SBIR Phase II: Fast Panoramic Image Capture for Unmanned Aerial Vehicles

The broader impact / commercial potential of this Small Business Innovation Research (SBIR) Phase II project is to enable wider adoption of unmanned aerial vehicles (UAVs) across industries such as real estate, agriculture, construction, energy, entertainment, oil & gas, and journalism. The project develops advanced UAV camera systems with seamless 360-degree imaging capabilities to increase flight time and the imaging capability.

End users benefit from reduced labor demands and real-time high-fidelity images of remote areas otherwise inaccessible. Industrial inspections, crop management, field surveying, and site security are most often conducted by deploying humans into the field - often creating labor bottlenecks and potentially dangerous situations. Adoption of UAVs for these applications can be limited by image processing that consumes too much power for UAV use, delayed image presentation affecting navigation capabilities, or image artifacts that obscure the details pertinent to market needs. These limitations can all be overcome with the camera technologies developed here.
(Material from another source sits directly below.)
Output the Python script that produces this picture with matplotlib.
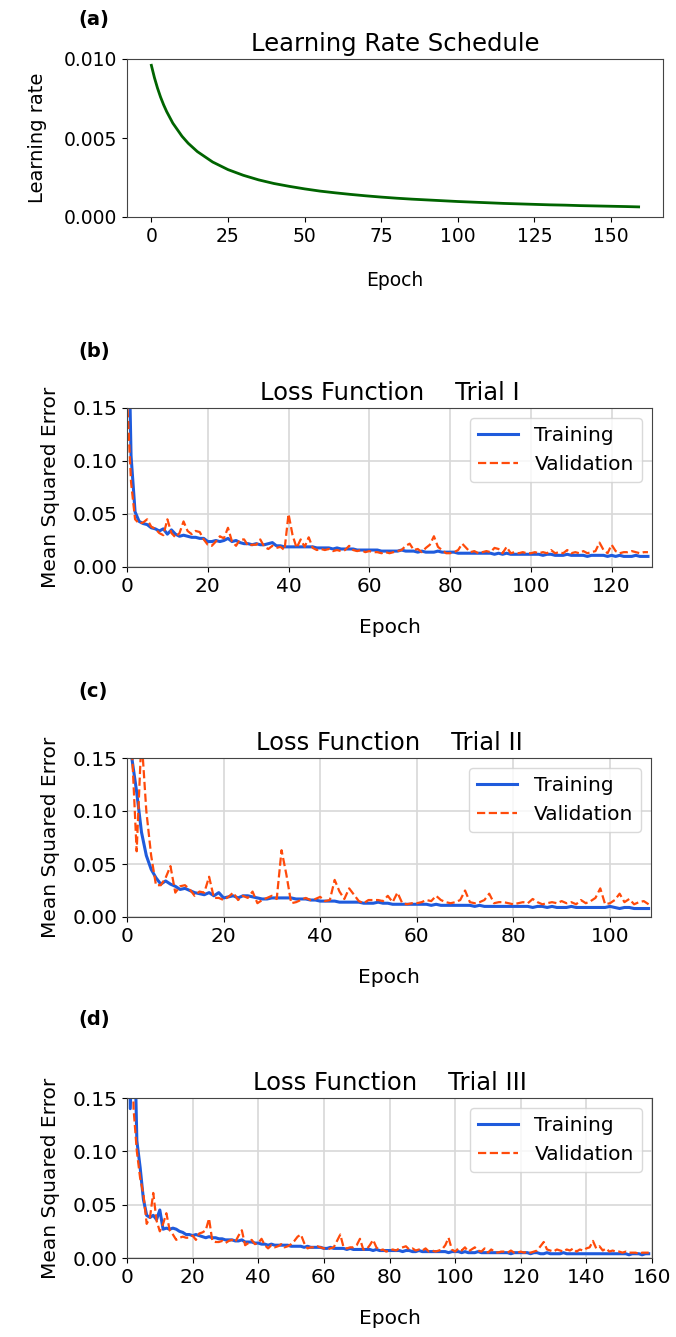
import numpy as np
import matplotlib.pyplot as plt

# learning rate schedule (a)
lr_epoch = [0, 1, 2, 3, 4, 5, 7, 10, 12, 15, 20, 25, 30, 35, 40, 45, 50, 55, 60, 65, 70, 75,
            80, 85, 90, 95, 100, 105, 110, 115, 120, 125, 130, 135, 140, 145, 150, 155, 159]
lr_value = [0.0096, 0.00882, 0.00816, 0.00759, 0.0071, 0.00667, 0.00594, 0.00511, 0.00467,
            0.00414, 0.00348, 0.00300, 0.00264, 0.00235, 0.00212, 0.00194, 0.00178, 0.00164,
            0.00153, 0.00143, 0.00134, 0.00126, 0.00119, 0.00113, 0.00108, 0.00103, 0.00098,
            0.00094, 0.00090, 0.00086, 0.00083, 0.00080, 0.00077, 0.00075, 0.00072, 0.00070,
            0.00068, 0.00066, 0.00064]

# Trial I (b)
train_1 = [0.30, 0.105, 0.052, 0.043, 0.041, 0.040, 0.037, 0.036, 0.034, 0.036,
           0.031, 0.035, 0.031, 0.029, 0.030, 0.029, 0.028, 0.028, 0.027, 0.027,
           0.024, 0.024, 0.025, 0.024, 0.025, 0.027, 0.024, 0.025, 0.023, 0.022,
           0.022, 0.021, 0.022, 0.021, 0.021, 0.022, 0.023, 0.020, 0.020, 0.019,
           0.019, 0.019, 0.019, 0.019, 0.019, 0.019, 0.019, 0.018, 0.018, 0.018,
           0.018, 0.017, 0.018, 0.017, 0.017, 0.017, 0.017, 0.016, 0.016, 0.016,
           0.016, 0.016, 0.016, 0.015, 0.015, 0.015, 0.015, 0.015, 0.016, 0.015,
           0.015, 0.015, 0.014, 0.015, 0.014, 0.014, 0.014, 0.015, 0.014, 0.014,
           0.014, 0.014, 0.013, 0.013, 0.013, 0.013, 0.013, 0.013, 0.013, 0.013,
           0.013, 0.012, 0.013, 0.012, 0.013, 0.012, 0.012, 0.012, 0.012, 0.012,
           0.012, 0.012, 0.012, 0.011, 0.012, 0.012, 0.011, 0.011, 0.011, 0.012,
           0.011, 0.011, 0.011, 0.011, 0.010, 0.011, 0.011, 0.011, 0.011, 0.010,
           0.011, 0.010, 0.011, 0.010, 0.010, 0.010, 0.011, 0.010, 0.010, 0.010]
val_1 = [0.16, 0.080, 0.045, 0.041, 0.042, 0.045, 0.038, 0.036, 0.032, 0.030,
         0.045, 0.032, 0.028, 0.032, 0.043, 0.034, 0.031, 0.034, 0.033, 0.026,
         0.021, 0.020, 0.024, 0.029, 0.027, 0.037, 0.024, 0.020, 0.026, 0.026,
         0.020, 0.021, 0.021, 0.026, 0.019, 0.017, 0.020, 0.018, 0.019, 0.016,
         0.050, 0.030, 0.018, 0.026, 0.019, 0.028, 0.018, 0.016, 0.017, 0.016,
         0.017, 0.015, 0.016, 0.015, 0.016, 0.020, 0.016, 0.015, 0.016, 0.014,
         0.015, 0.014, 0.014, 0.013, 0.014, 0.013, 0.014, 0.015, 0.016, 0.020,
         0.022, 0.016, 0.017, 0.014, 0.018, 0.021, 0.029, 0.019, 0.016, 0.013,
         0.013, 0.014, 0.016, 0.022, 0.018, 0.014, 0.015, 0.013, 0.014, 0.015,
         0.014, 0.018, 0.017, 0.013, 0.019, 0.013, 0.014, 0.013, 0.014, 0.013,
         0.013, 0.014, 0.013, 0.014, 0.013, 0.016, 0.013, 0.014, 0.013, 0.016,
         0.013, 0.014, 0.013, 0.015, 0.013, 0.014, 0.015, 0.023, 0.016, 0.013,
         0.021, 0.015, 0.013, 0.014, 0.014, 0.015, 0.014, 0.013, 0.014, 0.014]

# Trial II (c)
train_2 = [0.25, 0.15, 0.118, 0.080, 0.058, 0.045, 0.037, 0.031, 0.034, 0.031,
           0.029, 0.026, 0.027, 0.025, 0.023, 0.022, 0.021, 0.023, 0.020, 0.023,
           0.018, 0.019, 0.020, 0.018, 0.020, 0.020, 0.019, 0.018, 0.017, 0.017,
           0.018, 0.018, 0.018, 0.018, 0.018, 0.017, 0.017, 0.017, 0.016, 0.016,
           0.015, 0.015, 0.015, 0.015, 0.014, 0.014, 0.014, 0.014, 0.014, 0.013,
           0.013, 0.013, 0.014, 0.013, 0.013, 0.012, 0.012, 0.012, 0.012, 0.012,
           0.012, 0.012, 0.012, 0.011, 0.012, 0.011, 0.011, 0.011, 0.011, 0.011,
           0.011, 0.011, 0.010, 0.011, 0.010, 0.010, 0.010, 0.010, 0.010, 0.010,
           0.010, 0.010, 0.010, 0.010, 0.009, 0.010, 0.010, 0.009, 0.010, 0.009,
           0.009, 0.009, 0.010, 0.009, 0.009, 0.009, 0.009, 0.009, 0.009, 0.009,
           0.010, 0.009, 0.008, 0.009, 0.009, 0.008, 0.008, 0.008, 0.008]
val_2 = [0.30, 0.16, 0.062, 0.17, 0.10, 0.058, 0.030, 0.030, 0.037, 0.048,
         0.023, 0.029, 0.030, 0.026, 0.020, 0.024, 0.023, 0.038, 0.018, 0.018,
         0.016, 0.019, 0.023, 0.016, 0.020, 0.018, 0.024, 0.013, 0.016, 0.018,
         0.020, 0.017, 0.063, 0.040, 0.013, 0.014, 0.016, 0.018, 0.016, 0.017,
         0.019, 0.015, 0.016, 0.035, 0.024, 0.017, 0.027, 0.021, 0.015, 0.013,
         0.016, 0.016, 0.016, 0.015, 0.020, 0.014, 0.023, 0.013, 0.012, 0.013,
         0.013, 0.014, 0.016, 0.015, 0.020, 0.016, 0.014, 0.013, 0.014, 0.016,
         0.025, 0.014, 0.013, 0.014, 0.016, 0.022, 0.013, 0.014, 0.014, 0.013,
         0.012, 0.013, 0.014, 0.013, 0.017, 0.014, 0.012, 0.013, 0.014, 0.013,
         0.015, 0.013, 0.014, 0.012, 0.016, 0.013, 0.015, 0.018, 0.027, 0.012,
         0.013, 0.016, 0.022, 0.014, 0.017, 0.012, 0.014, 0.015, 0.012]

# Trial III (d)
train_3 = [0.50, 0.14, 0.25, 0.11, 0.085, 0.055, 0.040, 0.038, 0.040, 0.036,
           0.045, 0.027, 0.028, 0.027, 0.028, 0.027, 0.025, 0.024, 0.022, 0.022,
           0.021, 0.022, 0.021, 0.020, 0.019, 0.020, 0.019, 0.019, 0.018, 0.018,
           0.017, 0.017, 0.017, 0.016, 0.016, 0.017, 0.015, 0.015, 0.015, 0.014,
           0.014, 0.013, 0.013, 0.012, 0.013, 0.012, 0.012, 0.012, 0.012, 0.012,
           0.011, 0.011, 0.011, 0.011, 0.010, 0.011, 0.010, 0.010, 0.010, 0.010,
           0.009, 0.009, 0.010, 0.009, 0.009, 0.009, 0.009, 0.008, 0.009, 0.008,
           0.008, 0.008, 0.008, 0.008, 0.008, 0.007, 0.008, 0.007, 0.007, 0.007,
           0.007, 0.007, 0.007, 0.007, 0.006, 0.007, 0.007, 0.006, 0.006, 0.007,
           0.006, 0.006, 0.006, 0.006, 0.006, 0.006, 0.006, 0.006, 0.005, 0.006,
           0.006, 0.006, 0.005, 0.006, 0.005, 0.005, 0.005, 0.006, 0.005, 0.005,
           0.005, 0.005, 0.005, 0.005, 0.005, 0.005, 0.005, 0.004, 0.005, 0.005,
           0.005, 0.005, 0.005, 0.004, 0.005, 0.005, 0.004, 0.004, 0.005, 0.004,
           0.004, 0.004, 0.004, 0.005, 0.004, 0.004, 0.004, 0.004, 0.004, 0.004,
           0.004, 0.004, 0.004, 0.004, 0.004, 0.004, 0.004, 0.004, 0.004, 0.004,
           0.004, 0.004, 0.004, 0.003, 0.004, 0.004, 0.004, 0.003, 0.004, 0.004]
val_3 = [0.50, 0.30, 0.14, 0.10, 0.075, 0.060, 0.032, 0.038, 0.061, 0.035,
         0.025, 0.032, 0.042, 0.026, 0.022, 0.017, 0.019, 0.020, 0.019, 0.019,
         0.021, 0.017, 0.023, 0.024, 0.026, 0.037, 0.016, 0.015, 0.015, 0.016,
         0.014, 0.016, 0.017, 0.015, 0.021, 0.026, 0.012, 0.014, 0.017, 0.013,
         0.014, 0.018, 0.012, 0.009, 0.012, 0.010, 0.011, 0.013, 0.010, 0.011,
         0.013, 0.016, 0.020, 0.022, 0.014, 0.009, 0.010, 0.010, 0.011, 0.010,
         0.009, 0.008, 0.009, 0.010, 0.016, 0.022, 0.010, 0.009, 0.010, 0.010,
         0.012, 0.018, 0.008, 0.008, 0.012, 0.017, 0.010, 0.007, 0.008, 0.006,
         0.007, 0.008, 0.007, 0.009, 0.010, 0.011, 0.008, 0.009, 0.007, 0.008,
         0.007, 0.009, 0.006, 0.007, 0.006, 0.007, 0.008, 0.012, 0.019, 0.008,
         0.006, 0.009, 0.007, 0.010, 0.006, 0.008, 0.010, 0.007, 0.006, 0.009,
         0.005, 0.008, 0.006, 0.005, 0.006, 0.006, 0.005, 0.007, 0.005, 0.005,
         0.006, 0.005, 0.006, 0.005, 0.006, 0.007, 0.011, 0.015, 0.008, 0.007,
         0.006, 0.008, 0.007, 0.006, 0.008, 0.007, 0.009, 0.006, 0.008, 0.007,
         0.009, 0.010, 0.016, 0.009, 0.011, 0.007, 0.009, 0.006, 0.007, 0.006,
         0.006, 0.005, 0.006, 0.005, 0.005, 0.005, 0.004, 0.005, 0.005, 0.005]

W, H = 676, 1337
fig = plt.figure(figsize=(W / 100, H / 100), dpi=100)

def box(left, top, right, bottom):
    return [left / W, 1 - bottom / H, (right - left) / W, (bottom - top) / H]

blue = '#1f5bdc'
red = '#ff4a0a'

# (a) learning rate
ax = fig.add_axes(box(127, 59, 663, 217))
ax.plot(lr_epoch, lr_value, color='#006400', lw=2)
ax.set_ylim(0, 0.010)
ax.set_yticks([0.0, 0.005, 0.010])
ax.set_xticks([0, 25, 50, 75, 100, 125, 150])
ax.tick_params(labelsize=13.5)
ax.set_title('Learning Rate Schedule', fontsize=17.5)
ax.set_xlabel('Epoch', fontsize=13.5, labelpad=18)
ax.set_ylabel('Learning rate', fontsize=14, labelpad=12)
for s in ax.spines.values():
    s.set_color('#444444')
fig.text(78 / W, 1 - 19 / H, '(a)', fontsize=14, fontweight='bold', va='center')

panels = [
    ('(b)', 352, (408, 567, 652), train_1, val_1, 130, [0, 20, 40, 60, 80, 100, 120], 'Trial I'),
    ('(c)', 692, (758, 917, 651), train_2, val_2, 108.5, [0, 20, 40, 60, 80, 100], 'Trial II'),
    ('(d)', 1020, (1098, 1258, 652), train_3, val_3, 160, [0, 20, 40, 60, 80, 100, 120, 140, 160], 'Trial III'),
]

for tag, tag_y, (top, bottom, right), tr, va, xmax, xt, trial in panels:
    ax = fig.add_axes(box(127, top, right, bottom))
    ax.grid(True, color='#d8d8d8', lw=1.2)
    ax.set_axisbelow(True)
    ax.plot(np.arange(len(tr)), tr, color=blue, lw=2.2, label='Training')
    ax.plot(np.arange(len(va)), va, color=red, lw=1.6, ls='--', label='Validation')
    ax.set_xlim(0, xmax)
    ax.set_ylim(0, 0.15)
    ax.set_yticks([0.0, 0.05, 0.10, 0.15])
    ax.set_yticklabels(['0.00', '0.05', '0.10', '0.15'])
    ax.set_xticks(xt)
    ax.tick_params(labelsize=14.5)
    ax.set_title('Loss Function    ' + trial, fontsize=17.5)
    ax.set_xlabel('Epoch', fontsize=14.5, labelpad=16)
    ax.set_ylabel('Mean Squared Error', fontsize=14.5, labelpad=9)
    for s in ax.spines.values():
        s.set_color('#444444')
    ax.legend(loc='upper right', fontsize=14.5, edgecolor='#d0d0d0')
    fig.text(78 / W, 1 - tag_y / H, tag, fontsize=14, fontweight='bold', va='center')

fig.savefig('out.png', dpi=100)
This Small Business Innovation Research (SBIR) Phase II project develops a lightweight, parallax-free, 360-degree panoramic camera system with an innovative optical design based on a polyhedron-shaped configuration of adjacent cameras. Each camera's field of view closely abuts but does not overlap with the next, enabling seamless and computationally simplistic capture of images from 360-degree views, while limiting blind regions and lost content between cameras.

This approach eliminates the stitching errors and image distortion associated with wide angle lenses and multi-camera systems, and reduces the computational demand for 360-degree image capture. As a result, low energy edge-computing presents images in real time with minimal impact on flight time or energy use in unmanned aerial vehicles (UAV) applications.

Furthermore, this project advances system designs optimized for UAV weight and size, as well as improved concepts for kinematic space frames, in which the cameras can be integrated to form robust multi-camera systems.

This award reflects NSF's statutory mission and has been deemed worthy of support through evaluation using the Foundation's intellectual merit and broader impacts review criteria.